The entire book takes place over one day, adding snippets of the girls' lives leading up to the day that Chris Harper died, with Moran and Conway working to piece together a murder that happened a year ago. When new evidence comes in, they head out to Kilda's, the boarding school where Chris Harper's body was found a year before. At the time, minimal progress was made, and the crime was left unsolved. Now, Conway and Moran are working together, interrogating the same group of girls who were interrogated before. They slowly start to realize that, a year ago, these girls were keeping some secrets very close to the chest.

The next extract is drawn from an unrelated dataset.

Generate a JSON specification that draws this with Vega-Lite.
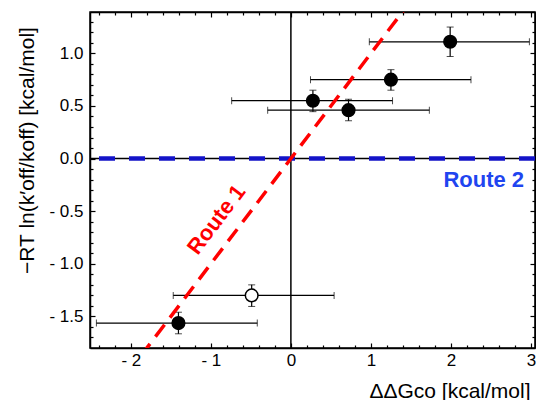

I love the way that French wrote these teenage girls. They are all around 16 years old, a tough age where it's all cat-fights and sticking close to your best friends. French encapsulates this feeling exactly, setting all the girls up to fight with their "enemies" and constantly use the murder investigation as a way to give them grief. What better way to get back at someone you don't like than to throw some suspicion over them for murder?

I enjoyed watching the partnership between Moran and Conway build throughout the daylong investigation. They give each other little jabs every now and then but are also able to bounce ideas off of one another to try to get to the bottom of what exactly is happening in the school. When Mackey shows up and tries to shake them up, it's a no go - these two are well teamed up.

The climax of the novel is well done. I felt surprised enough by the ending to appreciate it, but no so surprised that it felt outside the realm of possibility. There's a certain gritty, dark feeling to all of French's novels that really appeals to me, and this one had that same feeling that I crave whenever I pick up one of hers. I loved this book and think it makes a great addition to the series.

Notable quotes:

"This fucking place. Trips you up every time you turn around. Whatever you do, turns out it was the wrong call."

Fair play to teenage girls; I'd never have been able for it.

She was right; course she was. You don't get a second first time.

Be scared you're fat, be scared your boobs are too big and be scared they're too small. Be scared to walk on your own, specially anywhere quiet enough that you can hear yourself think. Be scared of wearing the wrong stuff, saying the wrong thing, having a stupid laugh, being uncool. Be scared of guys not fancying you; be scared of guys, they're animals, rabid, can't stop themselves. Be scared of girls, they're all vicious, they'll cut you down before you can cut them. Be scared of strangers. Be scared you won't do well enough in your exams, be scared of getting in trouble. Be scared terrified petrified that everything you are is every kind of wrong.